At boutique fund house DCG Capital, TJ Tan pointed out that the DCG Asia Value Fund invests in all 3 categories. “But we require that they are all trading significantly below its intrinsic value. They could be asset stocks, undervalue growth stocks or stocks that pay out sustainable cashflows from their operations.” Learn more about the fund here.
“There are times where one category may become very overvalued and you may need to sell them and rebalance your portfolio,” says Tan.
“I think what’s important is knowing who you are and what kind of investment style suits you and going with that. There’s nothing inherently good or bad in investing in any particular type of stocks,” says Sean Cheng, Portfolio Manager at Providend.
“The investment philosophy that we operate with at Providend is to invest based on evidence. While our portfolios are invested in all three types of stocks, they are tilted toward value stocks, small companies, and companies which exhibit profitability as the empirical data across decades indicates that such portfolios have a higher expected return. That evidence-based approach works very well for us and for our investors.”
Know the characteristics of the stocks
The Stock Exchange in Singapore or SGX has about 700 stocks that are actively traded. As a stock investor, you’re not expected to know them all by heart. In order to simplify the selection process, you can start filtering the prospects based on 6 key factors.
Evaluate the stock based on 1) industry/sector; 2) business model; 3) management team; 4) growth indicators, either the stock price or dividend; 5) company stability (check the debt-to-equity ratio); and 6) valuation through price per earnings).
All the required data and information is readily accessible.
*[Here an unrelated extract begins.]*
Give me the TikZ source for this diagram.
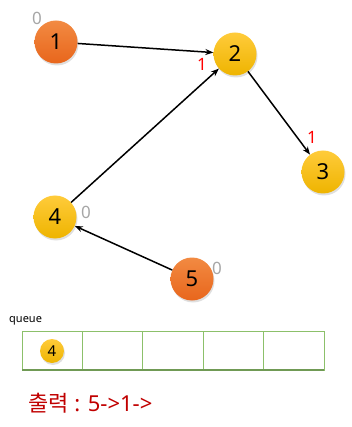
\documentclass[tikz,border=0pt]{standalone}
\usepackage{fontspec}
\setmainfont{Noto Sans}
\newfontfamily\krfont{Noto Sans CJK KR}
\usetikzlibrary{arrows.meta,shadows}
\definecolor{orangetop}{HTML}{F28A42}
\definecolor{orangebot}{HTML}{E8661C}
\definecolor{yellowtop}{HTML}{FFCB3A}
\definecolor{yellowbot}{HTML}{EEB400}
\definecolor{qgreen}{HTML}{8CC06A}
\definecolor{outred}{HTML}{C00000}
\tikzset{
  vertex/.style={circle, minimum size=43pt, inner sep=0pt,
    font=\fontsize{22}{22}\selectfont,
    drop shadow={shadow xshift=1pt, shadow yshift=-2pt, opacity=0.25}},
  startv/.style={vertex, top color=orangetop, bottom color=orangebot},
  waitv/.style={vertex, top color=yellowtop, bottom color=yellowbot},
  indeg/.style={font=\fontsize{17}{17}\selectfont, inner sep=0pt},
  edge/.style={line width=1.5pt, -{Stealth[length=8pt,width=6pt]}}
}
\begin{document}
\begin{tikzpicture}[x=1pt, y=-1pt]
  \useasboundingbox (0,0) rectangle (351,427);
  % Place the vertices
  \node[startv] (v1) at (56,42) {1};
  \node[waitv]  (v2) at (235,54) {2};
  \node[waitv]  (v3) at (323,172) {3};
  \node[waitv]  (v4) at (55,217) {4};
  \node[startv] (v5) at (192,279) {5};
  % In-degree labels
  \node[indeg, gray!70] (d1) at (37,18) {0};
  \node[indeg, red] (d2) at (202,64) {1};
  \node[indeg, red] (d3) at (312,137) {1};
  \node[indeg, gray!70] (d4) at (86,212) {0};
  \node[indeg, gray!70] (d5) at (217,268) {0};
  % Draw the edges
  \draw[edge] (v1) -- (v2);
  \draw[edge] (v2) -- (v3);
  \draw[edge] (v4) -- (v2);
  \draw[edge] (v5) -- (v4);
  % Draw the queue
  \node[font=\fontsize{11}{11}\selectfont, anchor=west, inner sep=0pt] (qlabel) at (9,321) {queue};
  \foreach \i in {0,...,4} {
    \draw[qgreen, line width=1pt] (22+60.4*\i,331) rectangle (22+60.4*\i+60.4,370);
  }
  \draw[qgreen!80!black, line width=2pt] (22,370) -- (324,370);
  \node[vertex, top color=yellowtop, bottom color=yellowbot, minimum size=24pt,
    font=\fontsize{15}{15}\selectfont] (q1) at (52,351) {4};
  % Output line
  \node[outred, anchor=west, inner sep=0pt, font=\fontsize{22}{22}\selectfont] (out) at (28,403)
    {{\krfont 출력} : 5-{}>1-{}>};
\end{tikzpicture}
\end{document}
The important thing is to know the characteristics of the stocks. They can be value, growth, and income stocks. You have the liberty to mix them to find the right brew.
“Personally, a more crucial question to address has to do with the investors’ investment objectives, investment horizons and risk profiles – these are often times regardless of their age profiles,” says Low Giau Kim, iFAST Global Markets.
“For example, investors with conservative risk profile i.e. with capital preservation as their investment objective and have little or no appetite for even moderate levels of paper losses are inclined to invest predominantly in income stocks with fairly stable stock prices, and so forth.”
“Furthermore, investors’ competence i.e. the necessary skills, knowledge and attitude or personality that is developed over time to identify, trade, monitor, evaluate and make buy-sell adjustments also play a part in establish the make-up of their investment portfolio. Assuming efficient market information and armed with the right tools to screen and evaluate these information, a very experienced and competent investor could be very comfortable just investing purely in growth stocks or value stocks.”